HealthDay News — Following the introduction of the COVID-19 vaccine, decreases in COVID-19 cases, emergency department visits, hospital admission, and deaths were seen among older adults, according to research published in the June 8 early-release issue of the U.S. Centers for Disease Control and Prevention Morbidity and Mortality Weekly Report.
Noting that the Advisory Committee on Immunization Practices recommended prioritizing health care personnel and residents of long-term care facilities followed by essential workers and persons at risk for severe illness for COVID-19 vaccination, including those aged ≥65, Athalia Christie, from the CDC COVID-19 Response Team, and colleagues examined the impact of COVID-19 vaccination. The rates of COVID-19 cases, emergency department visits, hospital admission, and deaths were examined by age group prevaccine (Nov. 29 to Dec. 12, 2020) and during April 18 to May 1, 2021.
The researchers found that 82, 63, and 42 percent pf persons aged ≥65, 50 to 64, and 18 to 49 years had received one or more COVID-19 vaccine doses by May 1, 2021. Comparing the oldest age group (≥70 for hospital admissions; ≥65 for other measures) with adults aged 18 to 49 years yielded rate ratios for COVID-19 incidence, emergency department visits, hospital admissions, and deaths that were 40, 59, 65, and 66 percent lower, respectively, in late April.

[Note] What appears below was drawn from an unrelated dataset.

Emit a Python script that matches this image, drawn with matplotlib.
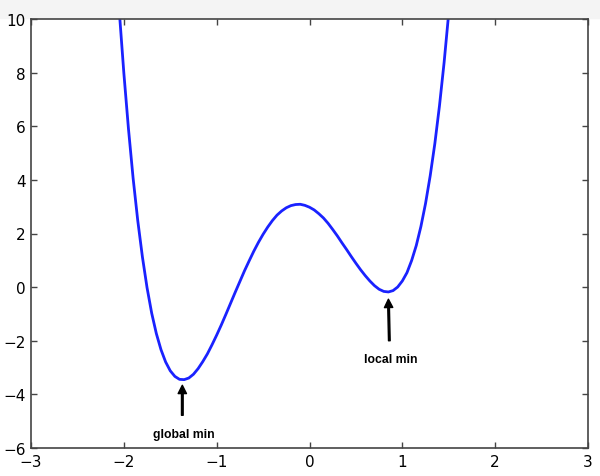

“Comparing the two-week prevaccination period with two weeks in late April, declines were significantly greater among older adults, who had higher vaccination coverage, than among younger adults, who had lower coverage,” the authors write. “These age-stratified results provide ecologic evidence of the likely contribution of vaccination coverage to reducing COVID-19 outcomes.”